My dilation wasn’t progressing (which I told them would change), so they sent us home and gave me an Ambien on the way out. We went home and each slept in two of our spare rooms as my mom was in the master as we thought she’d be watching our girls that night. I slept for a bit – maybe 45 minutes – and then I woke up with severe contractions. I knew I needed to get up and head to the hospital again, but the Ambien had my judgement clouded. I just couldn’t execute on the decision. After about an hour of that, I had to pee.
I finally got up and was determined to head to the hospital after that. As I walked to the bathroom, I felt my first pushing contraction. I knew that was bad, but I just thought to myself: I pushed for 30 minutes with Emma. The hospital is 12 minutes away. We can make it. I did my business and decided to check and see what was going on down there. Nathan was crowning! I could literally feel his head. The next contraction came, and his head popped right out.
I’m standing now and just super focused on him not hitting something on the way out. So, the next contraction comes and the rest of his body just slid right out into my arms. I couldn’t believe it. He yelped a couple of times but was breathing and seemed fine. Only then did I finally have the wherewithal to call James – who was dead asleep in another room. It took several times of calling him before he finally appeared in the bathroom. I said: Well, we have a baby! He said: You mean it’s time to go to the hospital? Mind you, the bathroom was dark. I hadn’t turned the light on, because I thought I was just going to pee. I didn’t know I’d be catching my baby, too. I told James to turn the light on, and of course he go QUITE a shock! We wrapped up in towels and headed to the hospital and are grateful for our now 4 year old little guy!

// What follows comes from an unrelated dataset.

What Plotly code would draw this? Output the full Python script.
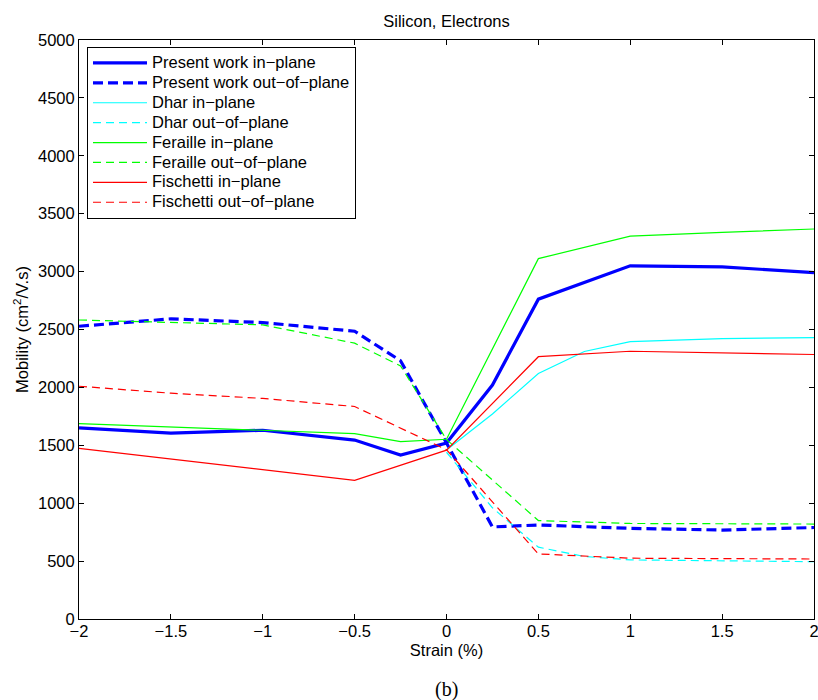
import plotly.graph_objects as go

# Strain (%) sample points
strain_main = [-2, -1.5, -1, -0.5, -0.25, 0, 0.25, 0.5, 1, 1.5, 2]
present_in = [1650, 1605, 1630, 1545, 1415, 1520, 2020, 2762, 3050, 3040, 2992]
present_out = [2528, 2592, 2560, 2485, 2230, 1520, 795, 812, 783, 768, 790]

strain_dhar = [0, 0.25, 0.5, 0.75, 1, 1.5, 2]
dhar_in = [1460, 1770, 2120, 2310, 2395, 2422, 2430]
dhar_out = [1440, 960, 620, 540, 510, 505, 495]

strain_fer = [-2, -1.5, -1, -0.5, -0.25, 0, 0.5, 1, 1.5, 2]
feraille_in = [1688, 1660, 1630, 1600, 1532, 1552, 3112, 3307, 3338, 3368]
feraille_out = [2582, 2562, 2540, 2382, 2185, 1550, 850, 825, 822, 820]

strain_fis = [-2, -1.5, -1, -0.5, 0, 0.5, 1, 1.5, 2]
fischetti_in = [1473, 1383, 1292, 1198, 1458, 2265, 2312, 2298, 2284]
fischetti_out = [2010, 1950, 1905, 1835, 1462, 562, 525, 522, 518]

x_ticks = [-2, -1.5, -1, -0.5, 0, 0.5, 1, 1.5, 2]
y_ticks = list(range(0, 5001, 500))

FONT = "Liberation Sans, Arial, Helvetica, sans-serif"
FS = 16.5

series = [
    ("Present work in\u2212plane", strain_main, present_in, "#0000ff", 3.2, "solid"),
    ("Present work out\u2212of\u2212plane", strain_main, present_out, "#0000ff", 3.2, "10px,5px"),
    ("Dhar in\u2212plane", strain_dhar, dhar_in, "#00ffff", 1.2, "solid"),
    ("Dhar out\u2212of\u2212plane", strain_dhar, dhar_out, "#00ffff", 1.2, "8px,5px"),
    ("Feraille in\u2212plane", strain_fer, feraille_in, "#00ff00", 1.2, "solid"),
    ("Feraille out\u2212of\u2212plane", strain_fer, feraille_out, "#00ff00", 1.2, "8px,5px"),
    ("Fischetti in\u2212plane", strain_fis, fischetti_in, "#ff0000", 1.2, "solid"),
    ("Fischetti out\u2212of\u2212plane", strain_fis, fischetti_out, "#ff0000", 1.2, "8px,5px"),
]

fig = go.Figure()
for name, xs, ys, color, w, dash in series:
    fig.add_trace(go.Scatter(
        x=xs, y=ys, mode="lines",
        name='<span style="font-size:%gpx">%s</span>' % (FS, name),
        line=dict(color=color, width=w, dash=dash),
    ))

fig.update_layout(
    width=818, height=700,
    margin=dict(l=79, r=4, t=40, b=81, autoexpand=False),
    paper_bgcolor="white", plot_bgcolor="white",
    font=dict(family=FONT, size=FS, color="black"),
    title=dict(text="Silicon, Electrons", x=0.5, xref="paper", y=1 - 21 / 700,
               yref="container", yanchor="middle", xanchor="center",
               font=dict(size=FS, family=FONT, color="black")),
    showlegend=True,
    legend=dict(
        x=8 / 735, y=1 - 7 / 579, xanchor="left", yanchor="top",
        bgcolor="white", bordercolor="black", borderwidth=1,
        font=dict(size=13, family=FONT, color="black"),
        itemwidth=54, tracegroupgap=0,
    ),
    annotations=[
        dict(text="(b)", x=0.5, y=-(689 - 619) / 579, xref="paper", yref="paper",
             showarrow=False, xanchor="center", yanchor="middle",
             font=dict(family="Liberation Serif, DejaVu Serif, serif", size=20, color="black")),
    ],
)

fig.update_xaxes(
    range=[-2, 2], tickvals=x_ticks, ticktext=[("\u2212" if v < 0 else "") + ("%g" % abs(v)) for v in x_ticks],
    ticks="inside", ticklen=5, tickcolor="black", tickwidth=1,
    showline=True, linecolor="black", linewidth=1, mirror="ticks",
    showgrid=False, zeroline=False, automargin=False,
    ticklabelstandoff=-3, ticklabeloverflow="allow",
    title=dict(text="Strain (%)", standoff=5, font=dict(size=FS, family=FONT)),
    tickfont=dict(size=FS, family=FONT, color="black"),
)
fig.update_yaxes(
    range=[0, 5000], tickvals=y_ticks, ticktext=[str(v) for v in y_ticks],
    ticks="inside", ticklen=5, tickcolor="black", tickwidth=1,
    showline=True, linecolor="black", linewidth=1, mirror="ticks",
    showgrid=False, zeroline=False, automargin=False,
    ticklabeloverflow="allow",
    title=dict(text="Mobility (cm<sup>2</sup>/V.s)", standoff=5, font=dict(size=FS, family=FONT)),
    tickfont=dict(size=FS, family=FONT, color="black"),
)

# Remove the default page margin so the 818x700 figure fills the window exactly.
fig.write_html(
    "out.html",
    config={"displayModeBar": False},
    post_script="document.documentElement.style.overflow='hidden';"
                "document.body.style.margin='0';document.body.style.overflow='hidden';",
)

What is your best marriage advice? Don’t undervalue strong communication. Work at it, learn about it, get better at it, go to counseling to do better at it. Do whatever it takes to keep your communication strong. James and I don’t keep secrets from each other. Our friends know that they shouldn’t tell me something if they’re not ok with me sharing it with James. There’s really no discussion topic off limits. That’s my best advice.